Without stoking forced emphases, this production still makes clear the story's ongoing relevance. Colonialism, women's issues, human rights, isolationism, Western misadventures in Southeast Asia, and the dangers of forcing one culture's mores on another continue to resonate, albeit differently in 2016 than they did in 1951. A line that may have seen a throwaway until recently can now rouse murmurs. That's what happened on opening night at the Golden Gate Theatre when the king says, "I hope to build a wall around Bangkok, and then decide whether to let people in."

Such resonances and most everything else became overshadowed by Yul Brynner's increasingly looming presence. The show was originally conceived as a vehicle for Gertrude Lawrence, with Brynner receiving below-the-title billing when it opened on Broadway. He won a Tony Award as best featured actor in a musical, but by the time the movie was made, it was an Oscar for best actor that he took home. During the final decade of his life, Brynner played the King of Siam nearly nonstop on tour and in two returns to Broadway, and the musical became something of a golden throne from which he could reign over audiences.
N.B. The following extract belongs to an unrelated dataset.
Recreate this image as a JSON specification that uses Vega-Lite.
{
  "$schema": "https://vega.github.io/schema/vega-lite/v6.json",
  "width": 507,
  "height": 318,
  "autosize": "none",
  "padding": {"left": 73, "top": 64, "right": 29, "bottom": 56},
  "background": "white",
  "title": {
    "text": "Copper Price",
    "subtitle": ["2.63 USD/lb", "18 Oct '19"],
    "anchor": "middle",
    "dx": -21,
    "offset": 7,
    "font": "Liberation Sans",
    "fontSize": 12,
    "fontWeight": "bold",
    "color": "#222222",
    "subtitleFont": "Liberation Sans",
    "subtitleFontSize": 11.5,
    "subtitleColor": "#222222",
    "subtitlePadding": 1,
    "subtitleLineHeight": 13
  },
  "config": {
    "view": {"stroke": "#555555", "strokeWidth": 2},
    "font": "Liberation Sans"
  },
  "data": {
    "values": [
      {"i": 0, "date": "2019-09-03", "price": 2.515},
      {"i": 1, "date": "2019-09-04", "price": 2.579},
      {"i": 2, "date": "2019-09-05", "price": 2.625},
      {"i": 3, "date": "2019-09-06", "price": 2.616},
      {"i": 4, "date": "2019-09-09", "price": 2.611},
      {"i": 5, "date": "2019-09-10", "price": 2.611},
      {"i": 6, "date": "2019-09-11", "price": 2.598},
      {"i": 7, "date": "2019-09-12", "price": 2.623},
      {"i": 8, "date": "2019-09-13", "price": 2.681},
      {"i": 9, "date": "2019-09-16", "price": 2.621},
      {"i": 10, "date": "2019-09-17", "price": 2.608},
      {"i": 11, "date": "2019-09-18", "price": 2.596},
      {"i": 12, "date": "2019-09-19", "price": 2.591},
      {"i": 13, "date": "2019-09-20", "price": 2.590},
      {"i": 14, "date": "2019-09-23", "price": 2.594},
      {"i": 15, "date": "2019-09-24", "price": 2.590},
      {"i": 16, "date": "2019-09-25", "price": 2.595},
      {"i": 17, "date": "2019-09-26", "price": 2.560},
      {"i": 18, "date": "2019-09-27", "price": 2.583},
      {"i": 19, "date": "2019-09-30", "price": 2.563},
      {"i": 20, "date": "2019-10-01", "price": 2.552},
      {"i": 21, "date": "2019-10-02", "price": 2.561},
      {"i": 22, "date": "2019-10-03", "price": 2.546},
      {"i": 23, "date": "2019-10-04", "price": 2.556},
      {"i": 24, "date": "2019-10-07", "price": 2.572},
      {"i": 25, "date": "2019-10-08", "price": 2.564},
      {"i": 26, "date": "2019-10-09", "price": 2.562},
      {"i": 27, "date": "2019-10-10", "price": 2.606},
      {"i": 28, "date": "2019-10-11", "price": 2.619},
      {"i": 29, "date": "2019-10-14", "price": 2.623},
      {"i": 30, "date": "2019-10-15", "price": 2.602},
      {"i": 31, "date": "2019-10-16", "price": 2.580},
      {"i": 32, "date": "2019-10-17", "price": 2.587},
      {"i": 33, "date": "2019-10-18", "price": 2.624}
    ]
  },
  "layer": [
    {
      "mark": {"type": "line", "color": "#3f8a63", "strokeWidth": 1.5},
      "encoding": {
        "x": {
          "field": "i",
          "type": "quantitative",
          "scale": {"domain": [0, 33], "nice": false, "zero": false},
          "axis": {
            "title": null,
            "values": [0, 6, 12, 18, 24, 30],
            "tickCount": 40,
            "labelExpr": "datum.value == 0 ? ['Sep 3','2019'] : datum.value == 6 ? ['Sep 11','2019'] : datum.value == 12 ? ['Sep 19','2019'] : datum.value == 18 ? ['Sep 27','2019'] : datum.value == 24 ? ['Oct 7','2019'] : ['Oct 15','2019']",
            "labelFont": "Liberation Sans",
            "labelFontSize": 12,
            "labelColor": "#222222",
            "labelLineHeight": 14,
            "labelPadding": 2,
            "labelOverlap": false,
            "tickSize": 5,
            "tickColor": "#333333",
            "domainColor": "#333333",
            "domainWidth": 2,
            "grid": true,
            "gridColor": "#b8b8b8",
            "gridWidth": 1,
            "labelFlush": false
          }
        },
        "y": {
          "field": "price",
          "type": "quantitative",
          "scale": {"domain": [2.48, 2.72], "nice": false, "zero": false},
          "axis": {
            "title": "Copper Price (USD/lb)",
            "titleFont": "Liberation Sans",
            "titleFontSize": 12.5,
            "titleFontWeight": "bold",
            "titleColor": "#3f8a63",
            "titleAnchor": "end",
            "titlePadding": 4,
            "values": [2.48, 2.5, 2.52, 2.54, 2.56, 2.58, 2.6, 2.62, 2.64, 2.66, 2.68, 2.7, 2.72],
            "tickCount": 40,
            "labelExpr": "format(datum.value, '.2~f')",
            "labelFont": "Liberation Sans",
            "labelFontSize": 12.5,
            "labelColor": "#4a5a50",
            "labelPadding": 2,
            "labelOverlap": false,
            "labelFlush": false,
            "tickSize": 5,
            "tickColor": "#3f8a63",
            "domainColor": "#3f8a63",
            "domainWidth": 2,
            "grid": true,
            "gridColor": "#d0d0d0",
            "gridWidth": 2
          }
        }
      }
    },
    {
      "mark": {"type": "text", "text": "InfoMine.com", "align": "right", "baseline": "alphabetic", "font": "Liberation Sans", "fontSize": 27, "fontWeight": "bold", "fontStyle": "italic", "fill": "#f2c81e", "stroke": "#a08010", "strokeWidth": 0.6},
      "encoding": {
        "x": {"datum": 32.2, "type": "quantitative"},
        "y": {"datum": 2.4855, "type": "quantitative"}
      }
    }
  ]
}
The role of King Mongkut, stretched out of shape in Brynner's performances, is rendered with comparatively regal modesty by Jose Llana. While not a physically commanding presence on stage, Llana is still an imposing authority figure who adds a mischievous glint as he communicates exasperation through eye rolls, body language, and double takes. Yet Llana is not always able to quickly pull the eye when the stage gets crowded.

Laura Michelle Kelly faces no such problem as Miss Anna, always outfitted in an enormous hoop skirt that creates an enlarged personal space. But Kelly stands out for reasons that go far beyond her attire, with a first-class performance as the very proper but warmly charismatic governess. Playing English governesses is definitely in her wheelhouse; Kelly starred in the London and Broadway productions of Mary Poppins. But she brings specific charm and even skillful physical comedy to her role in The King and I, and when she sings "Getting to Know You" to her Siamese charges, we're happy to be under her tutelage.

Other major roles are expertly filled, especially by Joan Almedilla as the king's No. 1 wife Lady Thiang, who powerfully explains her devotion to the flawed monarch in "Something Wonderful." Manna Nichols is both steely and sweet as Tuptim, a slave girl delivered to the king as a gift. Nichols and Anthony Chan, as her doomed lover Lun Tha, effectively deliver the score's two big love ballads, "We Kiss in a Shadow" and "I Have Dreamed," then Nichols powerfully narrates her retelling of Uncle Tom's Cabin for the king and his guests that is subversive enough to provoke horrific punishment in many countries even today.

The Small House of Uncle Thomas, a ballet with Jerome Robbins' nonpareil choreography preserved, remains a highlight of The King and I as Harriet Beecher Stowe's novel is informed by Buddhism, Siamese dance, and the "scientific" knowledge that the king has commanded Anna to bring to the kingdom. The cross-pollination of cultures manifested in the expansive ballet is deemed a good thing by the musical's authors. But even in 1951, the musical's team of American showmen seems to recognize the dangers from believing the delicate balances that hold together any society might be better if only they acted more like us.